Both Jerusalem and Haifa will be sending delegations to an October 31 event in Assisi, Italy, which will celebrate the launch of a global network aimed at promoting environmentally- sustainable pilgrimages among the world’s major religious sites.
Key to the new Green Pilgrimage Network, which is being launched by the Alliance of Religions and Conservation (ARC) and the Worldwide Wildlife Fund, will be a link to “faith cities,” where pilgrimages tend to occur en masse annually and where sites must remain “as environmentally sustainable as possible,” according to a statement from the new group.
Instrumental in establishing this network was Jerusalem Deputy Mayor Naomi Tsur, who said that she actually proposed the idea of establishing such a network for pilgrim cities at ARC’s 2009 Windsor Castle gathering for environmental and religious leaders.
“I made the suggestion that we combine the strengths of cities and faiths, the meeting place of which is in pilgrimage,” Tsur told The Jerusalem Post on Sunday evening, noting that she will be appointed as a special world ambassador for the group at the Assisi meeting. “Since then I have been working nonstop.”
Creating a “world club” of pilgrimage cities would be beneficial, as “cities have green obligations these days” – obligations that Jerusalem takes quite seriously, according to Tsur.
Jerusalem itself has its own environmental plan that Tsur will bring to the Assisi conference, which includes a broad greening of religious institutions, creating a green pilgrim map and cleaning up the sewage flowing through the Kidron Valley to make it a “thriving, prosperous route for pilgrims, as in ancient times,” she said.
In addition to Jerusalem for Jews, Christians and Muslims, the other nine main faith cities will include Haifa for the Baha’is; Assisi for Roman Catholics; Amritsar, India, for Sikhs; Etchmiadzin, Armenia, for Armenian Orthodox; Kano, Nigeria, for Islam’s Qadiriyyah Sufi tradition; Louguandai, China, for Daoists; St. Albans, England, for Anglicans; and Trondheim, Norway, for the Lutheran Church of Norway.
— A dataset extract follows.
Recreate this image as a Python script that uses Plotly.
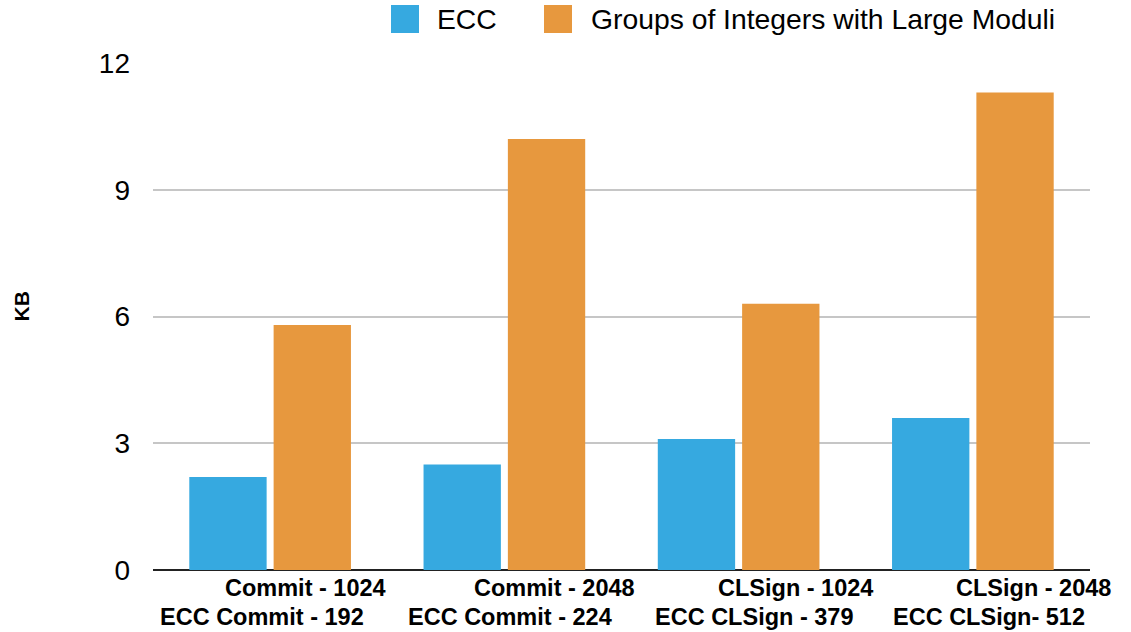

Aside from the faith cities, other founding members of the Green Pilgrimage Network will include the Church of Scotland and its 1,500-year-old Pilgrimage Pathway in Luss, Loch Lomon; the Coptic Orthodox Church and its St. Bishoy Monastery at Wadi El Natroun in Egypt; and Jinja Honcho, the Association of Shinto shrines in Japan, the statement said.
The launch event and celebration, which will run from October 31 through November 2, will occur in the presence of Prince Philip, the Duke of Edinburgh, who initiated the first such gathering between religious leaders in Assisi in 1986, where they discussed how their beliefs, practices and teachings could be melded with growing environmental concerns, according to the organization.
During the Windsor Celebration 23 years later, UN Assistant Secretary-General Olav Kjørven described the religious effort to promote green issues as “potentially the biggest civil society movement on climate change in history,” the organization added.
“Today, thanks to that first Assisi event, every major religion takes ecology seriously and is involved in environmental projects, and the world’s religions are increasingly recognized as playing a pivotal role in protecting the natural world,” said ARC Secretary-General Martin Palmer, who organized the first Assisi event 25 years ago, in the statement.
“The Green Pilgrimage Network will ask the faithful to live, during the most intense of religious experience, in a faith-consistent way,” Palmer added. “To travel to a holy place in such a way as to treat the whole world as sacred is to be a true pilgrim.”
Also at the celebratory event, the network members will launch the first-ever “Green Hajj Guide,” which they intend to distribute to the two million Muslims that attend the Hajj pilgrimage to Mecca, Saudi Arabia each year.
While the network itself is beginning with the faith cities category as per Tsur’s initiative, she said that the group will also be adding other groups to the network, such as sacred sites and institutions.
“ARC was established to create the connection between environmental connection and faith,” she added.